Point layouts were installed in concrete bearers around Hainault station - a first for London Underground.

These will bring increased stability and ride quality over the more traditional timber bearer installation.

They also bring a reduction in wear and fixing movement and eliminate the rot typical in timber bearers, as well as reducing the carbon emissions over their lifespan compared to timber.

The longer lifespan of concrete bearers also means reduced maintenance and replacement requirements, leading overall to a safer, less expensive and more reliable track system.

A satellite yard was created near Fairlop station to cut out disruption caused by transporting material from the Track Partnership depot at Ruislip, at the west of the Central Line.

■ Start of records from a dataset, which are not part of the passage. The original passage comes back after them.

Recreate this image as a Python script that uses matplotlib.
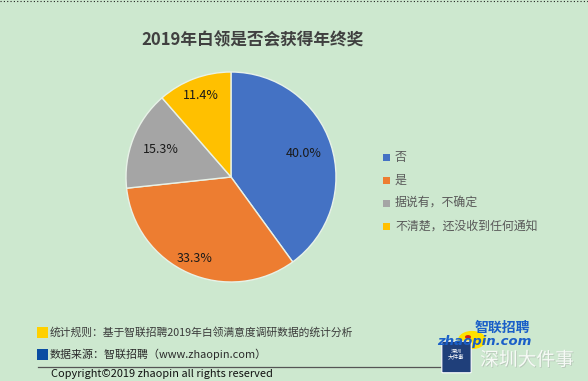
import matplotlib
matplotlib.use("Agg")
import matplotlib.pyplot as plt
import numpy as np
from matplotlib.patches import Rectangle, Circle, FancyBboxPatch
from matplotlib.lines import Line2D
import matplotlib.patheffects as pe

plt.rcParams['font.family'] = ['Noto Sans CJK SC', 'DejaVu Sans']

# data
categories = ['否', '是', '据说有，不确定', '不清楚，还没收到任何通知']
shares = [40.0, 33.3, 15.3, 11.4]
colors = ['#4472C4', '#ED7D31', '#A5A5A5', '#FFC000']
label_dist = [0.73, 0.85, 0.72, 0.83]

title = '2019年白领是否会获得年终奖'
note_rule = '统计规则：基于智联招聘2019年白领满意度调研数据的统计分析'
note_source = '数据来源：智联招聘（www.zhaopin.com）'
copyright_text = 'Copyright©2019 zhaopin all rights reserved'

W, H = 588, 381
bg = '#cde8cf'
fig = plt.figure(figsize=(W / 100, H / 100), dpi=100)
fig.patch.set_facecolor(bg)


def fx(x):
    return x / W


def fy(y):
    return 1 - y / H


# pie
cx, cy, r = 231, 177, 105
ax = fig.add_axes([fx(cx - r), fy(cy + r), 2 * r / W, 2 * r / H])
ax.set_facecolor(bg)
wedges, texts, autotexts = ax.pie(
    shares, colors=colors, startangle=90, counterclock=False,
    autopct='%.1f%%', pctdistance=0.75,
    wedgeprops=dict(edgecolor='#e8f2e8', linewidth=1.0),
    textprops=dict(fontsize=9, color='#1a1a1a'))
for w, t, d in zip(wedges, autotexts, label_dist):
    ang = np.deg2rad((w.theta1 + w.theta2) / 2)
    t.set_position((d * np.cos(ang), d * np.sin(ang)))
ax.set_xlim(-1, 1)
ax.set_ylim(-1, 1)
ax.set_aspect('equal')
ax.axis('off')

# title
fig.text(fx(252), fy(40), title, ha='center', va='center', fontsize=12,
         fontweight='bold', color='#404040')

# legend
leg_y = [157, 180, 203, 226]
for cat, col, y in zip(categories, colors, leg_y):
    fig.patches.append(Rectangle((fx(383), fy(y + 4)), 7 / W, 7 / H,
                                 transform=fig.transFigure, facecolor=col,
                                 edgecolor='none'))
    fig.text(fx(395), fy(y), cat, ha='left', va='center', fontsize=8.6,
             color='#595959')

# footer notes
fig.patches.append(Rectangle((fx(37), fy(338)), 11 / W, 11 / H,
                             transform=fig.transFigure, facecolor='#FFD000',
                             edgecolor='none'))
fig.patches.append(Rectangle((fx(37), fy(360)), 11 / W, 11 / H,
                             transform=fig.transFigure, facecolor='#0A4DA2',
                             edgecolor='none'))
fig.text(fx(50), fy(332), note_rule, ha='left', va='center', fontsize=7.75,
         color='#3a3a3a')
fig.text(fx(50), fy(354), note_source, ha='left', va='center', fontsize=7.9,
         color='#2a2a2a')
fig.add_artist(Line2D([fx(38), fx(440)], [fy(367), fy(367)],
                      transform=fig.transFigure, color='#555555', lw=0.9))
fig.text(fx(51), fy(374), copyright_text, ha='left', va='center',
         fontsize=7.9, color='#111111')

# logo
fig.patches.append(Circle((fx(472), fy(340)), 14 / W,
                          transform=fig.transFigure, facecolor='#FFE000',
                          edgecolor='none'))
fig.patches.append(Circle((fx(468), fy(337)), 3 / W,
                          transform=fig.transFigure, facecolor='#d02020',
                          edgecolor='none'))
fig.text(fx(502), fy(328), '智联招聘', ha='center', va='center', fontsize=10,
         fontweight='bold', color='#1a5fc8', style='italic')
fig.text(fx(484), fy(341), 'zhaopin.com', ha='center', va='center',
         fontsize=9.5, fontweight='bold', color='#1a5fc8', style='italic',
         family='DejaVu Sans')
fig.patches.append(FancyBboxPatch((fx(443), fy(372)), 27 / W, 30 / H,
                                  boxstyle='round,pad=0.002',
                                  transform=fig.transFigure,
                                  facecolor='#1f3f7a', edgecolor='white',
                                  lw=0.8))
fig.text(fx(456.5), fy(354), '深圳\n大件事', ha='center', va='center',
         fontsize=4, color='white', linespacing=1.0)
fig.text(fx(527), fy(360), '深圳大件事', ha='center', va='center',
         fontsize=13.5, color='#f6faf6', fontweight='light',
         path_effects=[pe.withSimplePatchShadow(offset=(0.6, -0.6),
                                                shadow_rgbFace='#999999',
                                                alpha=0.4)])

# dotted top border
fig.add_artist(Line2D([0, 1], [fy(1), fy(1)], transform=fig.transFigure,
                      color='#222222', lw=0.8, linestyle=(0, (1, 2))))

fig.savefig('out.png', dpi=100, facecolor=bg)
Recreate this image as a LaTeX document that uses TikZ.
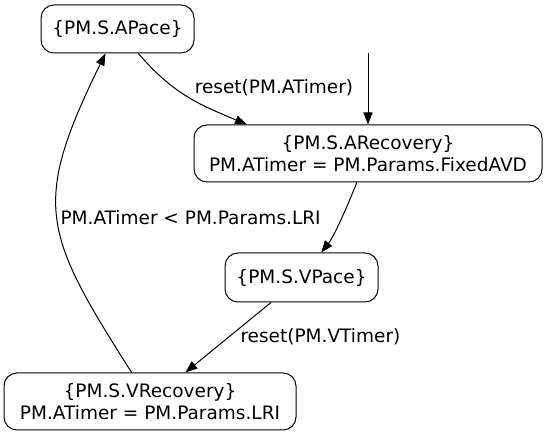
\documentclass[tikz,border=0pt]{standalone}
\usepackage{fontspec}
\setmainfont{DejaVu Sans}
\usepackage{tikz}
\usetikzlibrary{arrows.meta,positioning}

\begin{document}
\begin{tikzpicture}[x=1pt,y=1pt,line width=1pt,
    loc/.style={draw,rounded corners=13pt,align=center,inner sep=0pt,
      font=\fontsize{18.5}{22}\selectfont},
    lbl/.style={font=\fontsize{18.5}{22}\selectfont,inner sep=0pt},
    edge/.style={-{Triangle[length=12pt,width=9pt]}}]
      \useasboundingbox (0,0) rectangle (547,435);
      \node[loc,minimum width=153pt,minimum height=48pt] (APace) at (117.5,406) {\{PM.S.APace\}};
      \node[loc,minimum width=348pt,minimum height=57pt] (ARecovery) at (368,281.5)
        {\{PM.S.ARecovery\}\\ PM.ATimer = PM.Params.FixedAVD};
      \node[loc,minimum width=153pt,minimum height=49pt] (VPace) at (301.5,157.5) {\{PM.S.VPace\}};
      \node[loc,minimum width=292pt,minimum height=57pt] (VRecovery) at (150,33.5)
        {\{PM.S.VRecovery\}\\ PM.ATimer = PM.Params.LRI};
      \coordinate (init) at (368,382);
      \draw[edge] (init) -- (ARecovery);
      \draw[edge] (APace) .. controls (173,341) and (200,330) .. ([xshift=-121pt]ARecovery.north);
      \draw[edge] (ARecovery) .. controls (350,235) and (335,200) .. (VPace);
      \draw[edge] (VPace) -- (VRecovery);
      \draw[edge] (VRecovery) .. controls (43,202) and (31,230) .. (APace);
      \node[lbl] (l_1) at (274,347) {reset(PM.ATimer)};
      \node[lbl,anchor=west] (l_2) at (240,98) {reset(PM.VTimer)};
      \node[lbl,anchor=west] (l_3) at (60,217) {PM.ATimer < PM.Params.LRI};
    \end{tikzpicture}
\end{document}
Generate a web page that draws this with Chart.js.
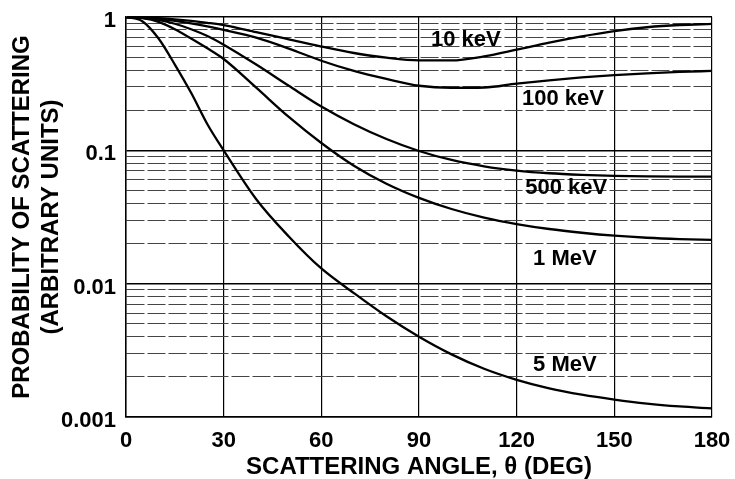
<!DOCTYPE html>
<html>
<head>
<meta charset="utf-8">
<title>Scattering probability vs angle</title>
<script src="https://cdn.jsdelivr.net/npm/chart.js@4.4.1/dist/chart.umd.min.js"></script>
<style>
  html, body { margin: 0; padding: 0; background: #fff; }
</style>
</head>
<body>
<canvas id="grafico" width="735" height="479"></canvas>
<script>
// scattering angle (deg) where the curves were read
var angoli = [0, 5, 10, 15, 20, 25, 30, 40, 50, 60, 70, 80, 90, 100, 110, 120, 130, 140, 150, 160, 170, 180];

var prob10keV  = [1, 0.995, 0.98, 0.96, 0.935, 0.905, 0.87, 0.77, 0.68, 0.60, 0.537, 0.495, 0.473, 0.473, 0.507, 0.569, 0.643, 0.716, 0.785, 0.838, 0.871, 0.887];
var prob100keV = [1, 0.99, 0.97, 0.935, 0.895, 0.85, 0.80, 0.70, 0.58, 0.47, 0.394, 0.343, 0.305, 0.294, 0.296, 0.316, 0.335, 0.352, 0.366, 0.378, 0.387, 0.394];
var prob500keV = [1, 0.985, 0.95, 0.89, 0.81, 0.72, 0.62, 0.44, 0.305, 0.213, 0.157, 0.1216, 0.0989, 0.0847, 0.0759, 0.0705, 0.0673, 0.0655, 0.0644, 0.0638, 0.0635, 0.0634];
var prob1MeV   = [1, 0.98, 0.92, 0.81, 0.69, 0.582, 0.484, 0.295, 0.178, 0.1135, 0.0767, 0.0562, 0.044, 0.0363, 0.0313, 0.028, 0.0257, 0.0241, 0.0229, 0.0221, 0.0216, 0.0213];
var prob5MeV   = [1, 0.93, 0.69, 0.44, 0.27, 0.157, 0.1, 0.043, 0.0226, 0.013, 0.0085, 0.00569, 0.004, 0.00295, 0.0023, 0.0019, 0.00164, 0.00147, 0.00135, 0.00126, 0.0012, 0.00116];

var nomiCurve = ["10 keV", "100 keV", "500 keV", "1 MeV", "5 MeV"];

var xTicks = [0, 30, 60, 90, 120, 150, 180];
var decadi = [0.001, 0.01, 0.1, 1];
var etichetteY = ["0.001", "0.01", "0.1", "1"];

// where each curve name sits (angle, probability)
var posEtichette = [[104.4, 0.672], [134.2, 0.243], [135.2, 0.0522], [134.8, 0.0153], [134.8, 0.00246]];

var FONT = "'Liberation Sans', Arial, Helvetica, sans-serif";

function punti(valori) {
    var arr = [];
    for (var i = 0; i < angoli.length; i++) {
        arr.push({ x: angoli[i], y: valori[i] });
    }
    return arr;
}

function isDecade(v) {
    var l = Math.log10(v);
    return Math.abs(l - Math.round(l)) < 1e-6;
}

// all minor + major positions of the log grid
var yGrid = [];
for (var d = 0; d < decadi.length - 1; d++) {
    for (var m = 1; m <= 9; m++) {
        yGrid.push(+(m * decadi[d]).toPrecision(6));
    }
}
yGrid.push(decadi[decadi.length - 1]);

var serie = [prob10keV, prob100keV, prob500keV, prob1MeV, prob5MeV];
var datasets = serie.map(function (s, i) {
    return {
        label: nomiCurve[i],
        data: punti(s),
        borderColor: "#000",
        borderWidth: 2.3,
        pointRadius: 0,
        fill: false,
        cubicInterpolationMode: "monotone"
    };
});

var etichetteCurve = {
    id: "etichetteCurve",
    afterDatasetsDraw: function (chart) {
        var ctx = chart.ctx;
        ctx.save();
        ctx.font = "bold 22px " + FONT;
        ctx.fillStyle = "#000";
        ctx.textAlign = "center";
        ctx.textBaseline = "middle";
        posEtichette.forEach(function (p, i) {
            var x = chart.scales.x.getPixelForValue(p[0]);
            var y = chart.scales.y.getPixelForValue(p[1]);
            ctx.fillText(nomiCurve[i], x, y);
        });
        ctx.restore();
    }
};

var ctx = document.getElementById("grafico");
var grafico = new Chart(ctx, {
    type: "line",
    data: { datasets: datasets },
    plugins: [etichetteCurve],
    options: {
        responsive: false,
        animation: false,
        layout: { padding: { left: 0, right: 23, top: 17, bottom: 0 } },
        plugins: { legend: { display: false }, tooltip: { enabled: false } },
        scales: {
            x: {
                type: "linear",
                min: 0,
                max: 180,
                afterBuildTicks: function (scale) {
                    scale.ticks = xTicks.map(function (v) { return { value: v }; });
                },
                afterFit: function (scale) { scale.height = 62; },
                ticks: {
                    color: "#000",
                    padding: 0,
                    font: { family: FONT, size: 22, weight: "bold" }
                },
                // tick marks kept invisible, their length only spaces the labels
                grid: { color: "#000", lineWidth: 1.2, drawTicks: true, tickLength: 11, tickColor: "rgba(0,0,0,0)" },
                border: { color: "#000", width: 1.5 },
                title: {
                    display: true,
                    text: "SCATTERING ANGLE, \u03b8 (DEG)",
                    color: "#000",
                    padding: { top: 0, bottom: 0 },
                    font: { family: FONT, size: 24, weight: "bold", lineHeight: 1 }
                }
            },
            y: {
                type: "logarithmic",
                min: 0.001,
                max: 1,
                afterBuildTicks: function (scale) {
                    scale.ticks = yGrid.map(function (v) { return { value: v, major: isDecade(v) }; });
                },
                afterFit: function (scale) { scale.width = 126; },
                ticks: {
                    color: "#000",
                    padding: 0,
                    labelOffset: 4,
                    autoSkip: false,
                    font: { family: FONT, size: 22, weight: "bold" },
                    callback: function (value) {
                        for (var i = 0; i < decadi.length; i++) {
                            if (Math.abs(decadi[i] - value) / decadi[i] < 1e-6) return etichetteY[i];
                        }
                        return "";
                    }
                },
                grid: {
                    drawTicks: true,
                    tickLength: 10,
                    tickColor: "rgba(0,0,0,0)",
                    color: function (c) {
                        return (c.tick && !isDecade(c.tick.value)) ? "#444" : "#000";
                    },
                    lineWidth: function (c) {
                        return (c.tick && !isDecade(c.tick.value)) ? 1 : 1.6;
                    }
                },
                border: {
                    color: "#000",
                    width: 1.5,
                    dash: function (c) {
                        return (c.tick && !isDecade(c.tick.value)) ? [18, 3] : [];
                    }
                },
                title: {
                    display: true,
                    text: ["PROBABILITY OF SCATTERING", "(ARBITRARY UNITS)"],
                    color: "#000",
                    padding: { top: 8, bottom: 0 },
                    font: { family: FONT, size: 24, weight: "bold" }
                }
            }
        }
    }
});
</script>
</body>
</html>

“The use of 3D dozing techniques and total station survey ensured high degrees of consistency and engineering excellence”

Jonathan Wright, Track Partnership

This enabled engineering trains to be unloaded and reloaded before travelling around the Loop to re-enter the possession.

Bulk materials were stockpiled, with two long reach grab loaders to offload spoil and scrap from engineering trains and load new material and supplies for the site.

Four engineering trains were timetabled into the traffic paths on a merry-go-round-system throughout the blockade to allow systematic and predictable logistics.

To de-risk the delivery, assembly of 37 points and crossings (P&Cs) and track panel layouts took place in the Fairlop satellite yard.

This method removed the construction from the critical path, allowing consecutive activities on site increasing the quality and safety of the construction of the panel units.

In total, 57 trains, 14 PEM/LEM units, eight road-rail vehicles, three dumpers and two tampers were used throughout the blockade.

Other unexpected issues overcome during the blockade included high wind levels leading to crane inactivity.


Replacement: New track positioned

New Surelock point motors were fitted to the 11 new P&C layouts for improved reliability of the service. These new motors are quicker and lighter to install and have simpler and faster maintenance regimes than the existing electro-hydraulic operating mechanisms.


The blockade was commissioned and handed back safely and ahead of time, and the assets were put back into service with zero operational faults.

Track Partnership senior permanent way engineer Jonathan Wright notes that while the project delivered on cost, programme and safety, quality was not compromised.

“The use of 3D dozing techniques and total station survey ensured high degrees of consistency and engineering excellence, which will be reflected in improved track quality andreduced long-term maintenance,” he says.

These works are part of a programme of renewal works on the Central Line, which was last upgraded in the 1990s. It also includes refreshing the fleet of 85 trains and renewing track to give customers a smoother journey.

The Central Line is used by 900,000 passengers each day and the works affected around 7,500 of those customers each weekday.